- **Collected material**

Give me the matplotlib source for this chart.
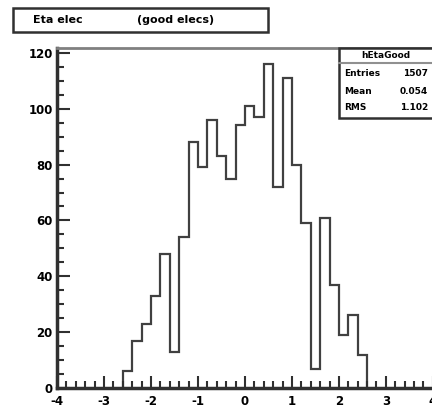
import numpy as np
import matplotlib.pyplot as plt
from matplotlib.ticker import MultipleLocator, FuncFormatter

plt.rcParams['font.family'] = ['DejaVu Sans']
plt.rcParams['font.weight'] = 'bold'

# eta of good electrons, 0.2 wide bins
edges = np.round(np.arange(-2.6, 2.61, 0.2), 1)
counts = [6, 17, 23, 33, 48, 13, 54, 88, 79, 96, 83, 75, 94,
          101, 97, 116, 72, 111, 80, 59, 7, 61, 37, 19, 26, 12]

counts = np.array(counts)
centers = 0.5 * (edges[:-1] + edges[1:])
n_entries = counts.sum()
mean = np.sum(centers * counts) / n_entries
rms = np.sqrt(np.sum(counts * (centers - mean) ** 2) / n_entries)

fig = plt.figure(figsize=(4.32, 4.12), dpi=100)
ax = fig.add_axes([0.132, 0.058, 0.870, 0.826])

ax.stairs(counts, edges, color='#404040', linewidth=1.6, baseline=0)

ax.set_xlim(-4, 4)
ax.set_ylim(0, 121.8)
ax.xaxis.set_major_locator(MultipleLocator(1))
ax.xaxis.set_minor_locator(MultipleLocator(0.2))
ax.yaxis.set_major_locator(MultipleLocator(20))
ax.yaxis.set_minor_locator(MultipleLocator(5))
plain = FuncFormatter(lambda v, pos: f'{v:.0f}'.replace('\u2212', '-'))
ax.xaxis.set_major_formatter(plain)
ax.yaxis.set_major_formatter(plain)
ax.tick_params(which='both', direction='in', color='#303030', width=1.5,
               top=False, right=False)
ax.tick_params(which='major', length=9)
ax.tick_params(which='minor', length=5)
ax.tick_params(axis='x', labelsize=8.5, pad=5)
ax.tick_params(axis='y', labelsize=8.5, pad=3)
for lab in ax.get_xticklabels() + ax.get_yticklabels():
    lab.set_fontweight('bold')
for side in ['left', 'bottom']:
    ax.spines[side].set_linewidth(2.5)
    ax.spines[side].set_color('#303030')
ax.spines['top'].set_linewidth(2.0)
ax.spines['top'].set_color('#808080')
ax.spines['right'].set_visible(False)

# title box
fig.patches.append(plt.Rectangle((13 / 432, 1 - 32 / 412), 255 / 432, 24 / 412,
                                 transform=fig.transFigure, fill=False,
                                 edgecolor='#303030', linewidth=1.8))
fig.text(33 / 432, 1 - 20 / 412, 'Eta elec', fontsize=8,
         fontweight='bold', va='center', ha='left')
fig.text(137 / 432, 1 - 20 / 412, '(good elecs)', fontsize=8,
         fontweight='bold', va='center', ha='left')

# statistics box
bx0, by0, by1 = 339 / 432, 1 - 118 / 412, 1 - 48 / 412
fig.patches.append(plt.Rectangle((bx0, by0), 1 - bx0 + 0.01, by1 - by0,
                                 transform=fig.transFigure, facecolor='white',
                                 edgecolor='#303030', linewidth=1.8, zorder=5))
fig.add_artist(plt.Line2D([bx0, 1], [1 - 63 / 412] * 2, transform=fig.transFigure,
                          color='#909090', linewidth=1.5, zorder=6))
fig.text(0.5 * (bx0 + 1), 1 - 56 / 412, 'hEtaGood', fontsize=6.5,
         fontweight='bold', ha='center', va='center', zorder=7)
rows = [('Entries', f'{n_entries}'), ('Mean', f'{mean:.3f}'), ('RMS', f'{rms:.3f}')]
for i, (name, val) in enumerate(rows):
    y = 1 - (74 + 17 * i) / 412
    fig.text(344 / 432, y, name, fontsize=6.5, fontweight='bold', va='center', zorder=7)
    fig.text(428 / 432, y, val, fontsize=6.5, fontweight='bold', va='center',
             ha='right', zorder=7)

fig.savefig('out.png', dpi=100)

- **Your goal**
Transcribe all of the material exactly, leaving out whatever pictures it contains.

- **Exercise response**
Give me the matplotlib source for this chart.
import numpy as np
import matplotlib.pyplot as plt
from matplotlib.ticker import MultipleLocator, FuncFormatter

plt.rcParams['font.family'] = ['DejaVu Sans']
plt.rcParams['font.weight'] = 'bold'

# eta of good electrons, 0.2 wide bins
edges = np.round(np.arange(-2.6, 2.61, 0.2), 1)
counts = [6, 17, 23, 33, 48, 13, 54, 88, 79, 96, 83, 75, 94,
          101, 97, 116, 72, 111, 80, 59, 7, 61, 37, 19, 26, 12]

counts = np.array(counts)
centers = 0.5 * (edges[:-1] + edges[1:])
n_entries = counts.sum()
mean = np.sum(centers * counts) / n_entries
rms = np.sqrt(np.sum(counts * (centers - mean) ** 2) / n_entries)

fig = plt.figure(figsize=(4.32, 4.12), dpi=100)
ax = fig.add_axes([0.132, 0.058, 0.870, 0.826])

ax.stairs(counts, edges, color='#404040', linewidth=1.6, baseline=0)

ax.set_xlim(-4, 4)
ax.set_ylim(0, 121.8)
ax.xaxis.set_major_locator(MultipleLocator(1))
ax.xaxis.set_minor_locator(MultipleLocator(0.2))
ax.yaxis.set_major_locator(MultipleLocator(20))
ax.yaxis.set_minor_locator(MultipleLocator(5))
plain = FuncFormatter(lambda v, pos: f'{v:.0f}'.replace('\u2212', '-'))
ax.xaxis.set_major_formatter(plain)
ax.yaxis.set_major_formatter(plain)
ax.tick_params(which='both', direction='in', color='#303030', width=1.5,
               top=False, right=False)
ax.tick_params(which='major', length=9)
ax.tick_params(which='minor', length=5)
ax.tick_params(axis='x', labelsize=8.5, pad=5)
ax.tick_params(axis='y', labelsize=8.5, pad=3)
for lab in ax.get_xticklabels() + ax.get_yticklabels():
    lab.set_fontweight('bold')
for side in ['left', 'bottom']:
    ax.spines[side].set_linewidth(2.5)
    ax.spines[side].set_color('#303030')
ax.spines['top'].set_linewidth(2.0)
ax.spines['top'].set_color('#808080')
ax.spines['right'].set_visible(False)

# title box
fig.patches.append(plt.Rectangle((13 / 432, 1 - 32 / 412), 255 / 432, 24 / 412,
                                 transform=fig.transFigure, fill=False,
                                 edgecolor='#303030', linewidth=1.8))
fig.text(33 / 432, 1 - 20 / 412, 'Eta elec', fontsize=8,
         fontweight='bold', va='center', ha='left')
fig.text(137 / 432, 1 - 20 / 412, '(good elecs)', fontsize=8,
         fontweight='bold', va='center', ha='left')

# statistics box
bx0, by0, by1 = 339 / 432, 1 - 118 / 412, 1 - 48 / 412
fig.patches.append(plt.Rectangle((bx0, by0), 1 - bx0 + 0.01, by1 - by0,
                                 transform=fig.transFigure, facecolor='white',
                                 edgecolor='#303030', linewidth=1.8, zorder=5))
fig.add_artist(plt.Line2D([bx0, 1], [1 - 63 / 412] * 2, transform=fig.transFigure,
                          color='#909090', linewidth=1.5, zorder=6))
fig.text(0.5 * (bx0 + 1), 1 - 56 / 412, 'hEtaGood', fontsize=6.5,
         fontweight='bold', ha='center', va='center', zorder=7)
rows = [('Entries', f'{n_entries}'), ('Mean', f'{mean:.3f}'), ('RMS', f'{rms:.3f}')]
for i, (name, val) in enumerate(rows):
    y = 1 - (74 + 17 * i) / 412
    fig.text(344 / 432, y, name, fontsize=6.5, fontweight='bold', va='center', zorder=7)
    fig.text(428 / 432, y, val, fontsize=6.5, fontweight='bold', va='center',
             ha='right', zorder=7)

fig.savefig('out.png', dpi=100)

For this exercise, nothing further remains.